弁護人岩本充司の上告趣意は、単なる法令違反、量刑不当の主張であって、刑訴法四〇五条の上告理由にあたらない。

よって、同法四一四条、三八六条一項三号により、主文のとおり決定する。

この決定は、裁判官吉田豊の意見があるほか、裁判官全員一致の意見によるものである。

裁判官吉田豊の意見は、次のとおりである。

私は、本件上告を棄却することにおいて、多数意見と結論を同じくするが、上告趣意が原判決における併合罪の判断を問題としていることにかんがみ、その点に関する私の見解を明らかにしておきたい。

刑法五四条一項前段の規定にいう一個の行為とは、法的評価をはなれ構成要件的観点を捨象した自然的観察のもとで、行為者の動態が社会的見解上一個のものとの評価をうける場合をいうと解すべきことは、当裁判所の判例とするところである(昭和四七年(あ)第一八九六号、同四六年(あ)第一五九〇号、同四七年(あ)第七二五号各同四九年五月二九日大法廷判決・刑集二八巻四号一一四頁以下参照)。これを本件についてみるに、原判示第四の事実は、被告人は覚せい剤取締法上輸入行為を禁止されている覚せい剤である塩酸フェニルメチルアミノプロパン結晶を隠匿携帯して空路本邦に搬入して税関を通過する際これを発見されたというのであって、被告人の右行為の全動態は、自然的観察のもとにおける社会的見解上明らかに事象を同じくする一個の覚せい剤輸入行為として評価することができるから、原判示第四の一の覚せい剤取締法による輸入罪と同第四の二の関税法による無許可輸入未遂罪とは、刑法五四条一項前段の観念的競合の関係にあると解するのが相当である(最高裁昭和四九年(あ)第一四三一号同四九年一二月二〇日第三小法廷決定・刑事裁判集一九四号四八七頁及び同五一年(あ)第六六一号同五一年一二月一七日第三小法廷決定・刑事裁判集二〇二号五五五頁における裁判官天野武一の各意見参照)。
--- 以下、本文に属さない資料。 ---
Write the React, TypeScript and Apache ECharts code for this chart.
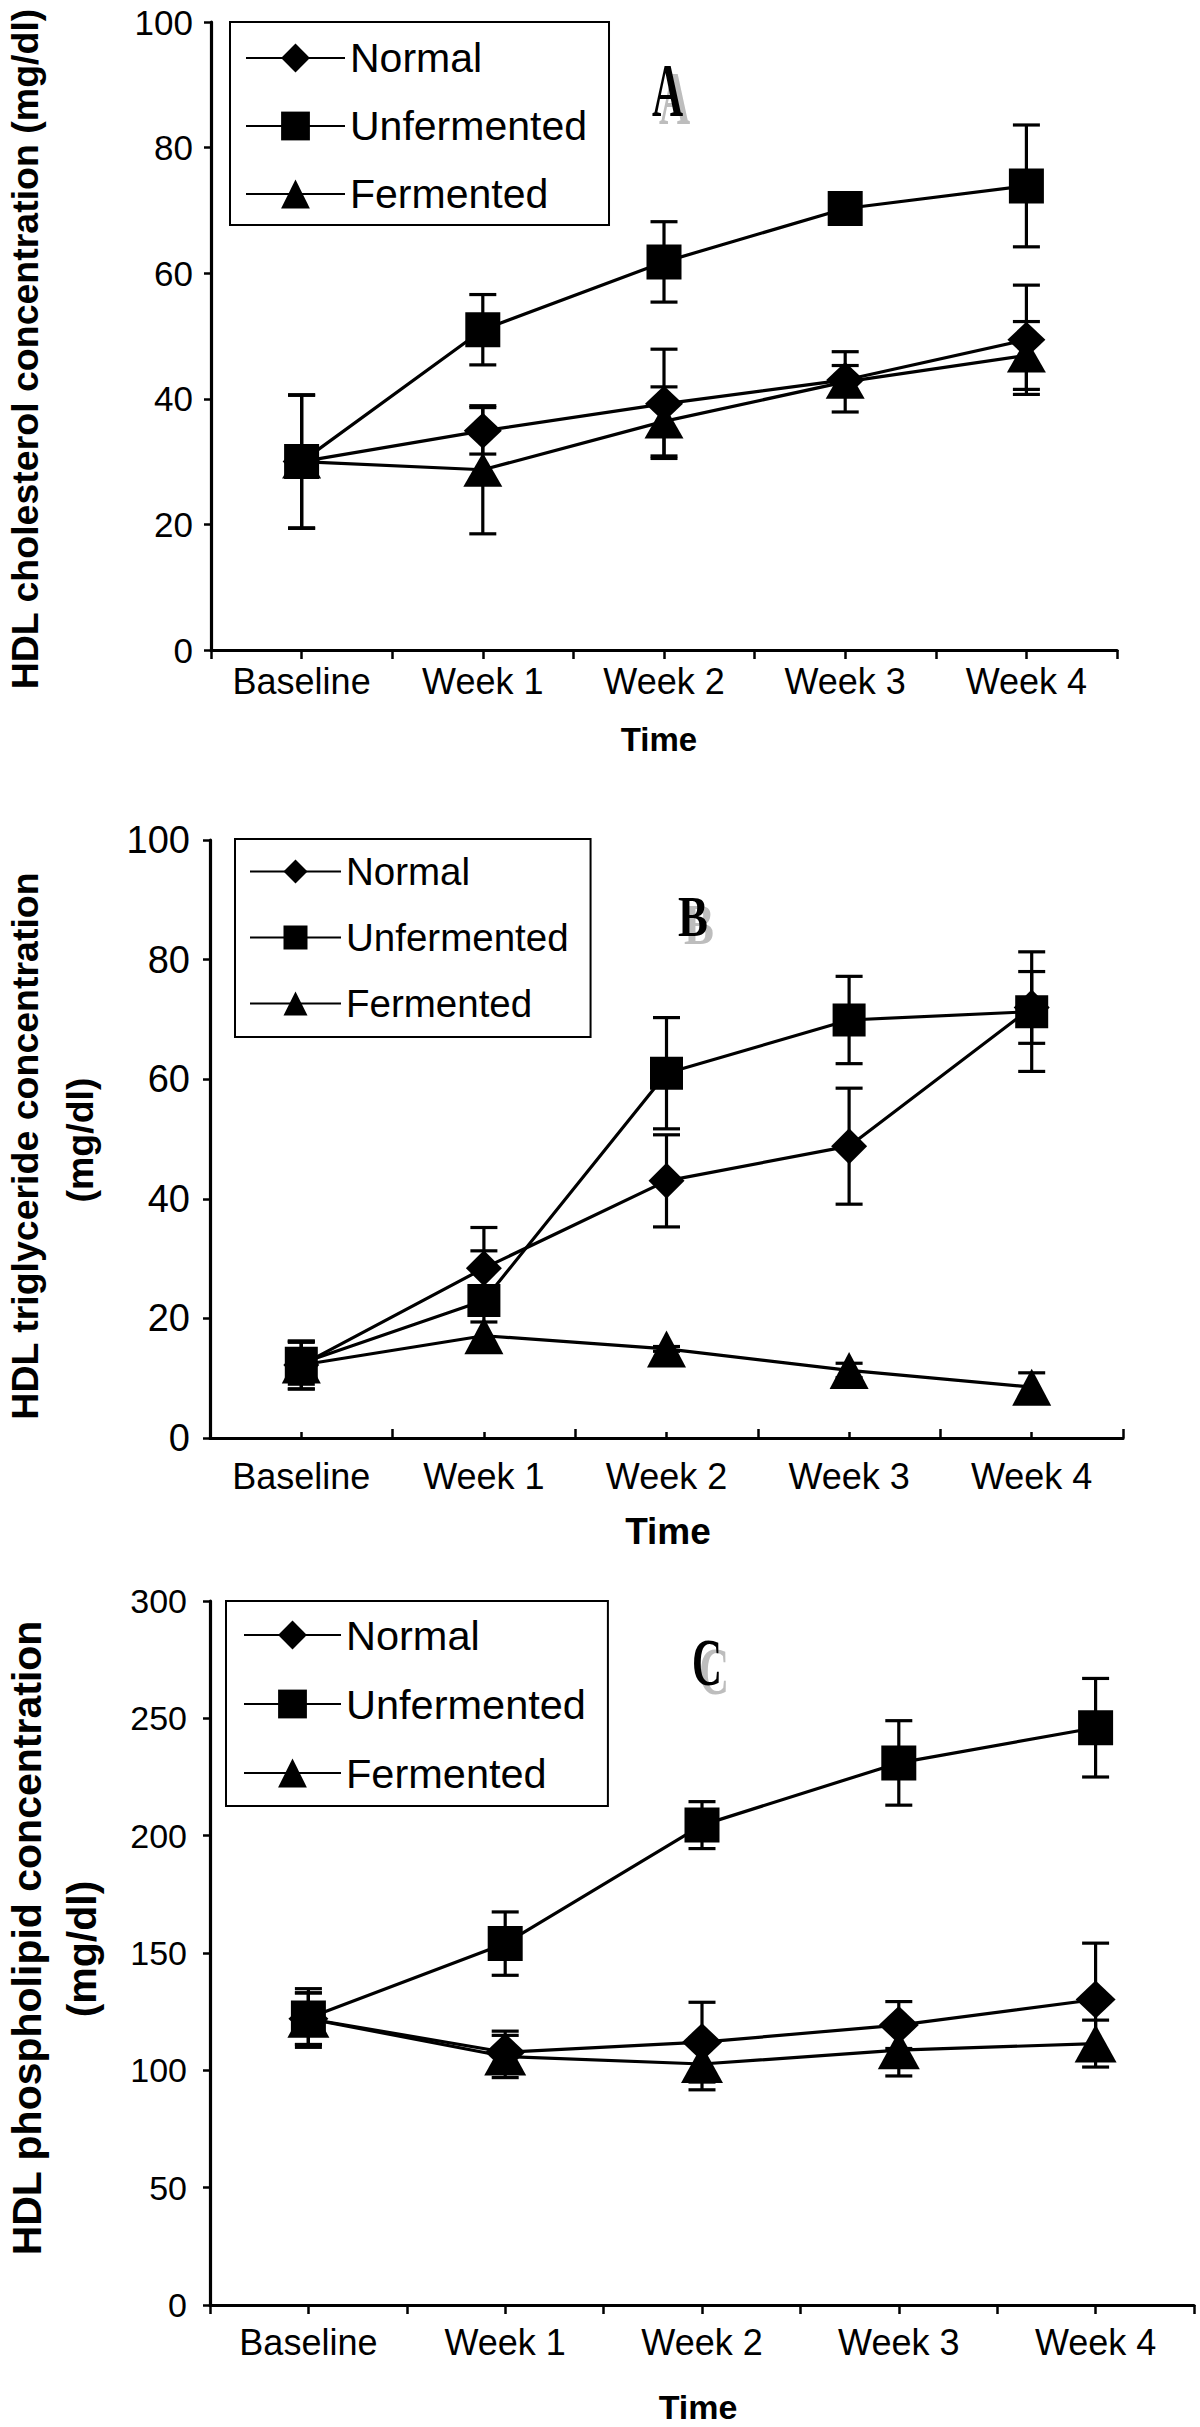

そうすると、原判決は、右両罪の罪数に関し、これらを併合罪の関係にあると判断した点において、法令の解釈適用を誤った違法があるが、原判決の宣告刑は相当と認められるから、原判決を破棄しなくても未だ著しく正義に反するものとは認められない。

よって、私は、本件上告を棄却することとした多数意見に対し、その結論についてのみ同調するものである。